Publications and Research

Document Type

Article

Publication Date

Summer 2016

Abstract

The relationship between Modern Greece and the West has always been a complex and tortuous one. Greece as “the cradle of democracy” – a construct at the intersection of western modernity’s political imaginary and Greek national identity – a terribly familiar and powerful cliché which to a great extent, still today, informs our imagination and politics has been at the heart of this relationship. It is rather a truism to suggest that democracy lies at the political core of the civilization that the West insists offering to the rest of the world, yet we tend to forget that this is a rather recent development.
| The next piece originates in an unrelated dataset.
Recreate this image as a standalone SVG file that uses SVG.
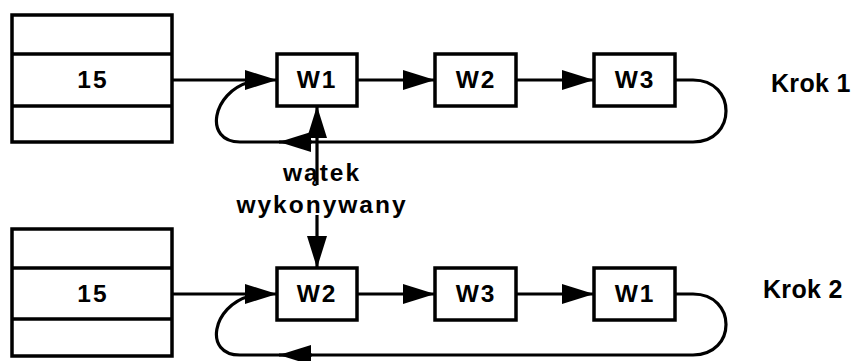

Understood today as the key to the distinctiveness of modern political experience and as a metonym for political legitimacy the word emerged almost two and a half thousands years ago to denote a specific form of government, then fell into oblivion and re-emerged in the midst of the struggle for American independence, largely as an example of a political form of organization to be avoided. Its popularity, not merely as a form of government but mostly as a political value, rose slowly – often out of incredible violence and bloodshed – and finally triumphed in the second half of the twentieth century in the form of bourgeois capitalist democracy and as the ultimate signifier for Western civilization. How did democracy, however, become part of the ‘we-images’ and ‘we-feelings’ of the Modern Greek identity? How did our self-conception as progenitors of western democracy come into place? How this set of ideas tying Greece with the West and Europe enables or constrains political action today? And finally, how did the economic crisis deal such a hard blow to what appeared to be the strongest and most primordial of all imaginary relationships?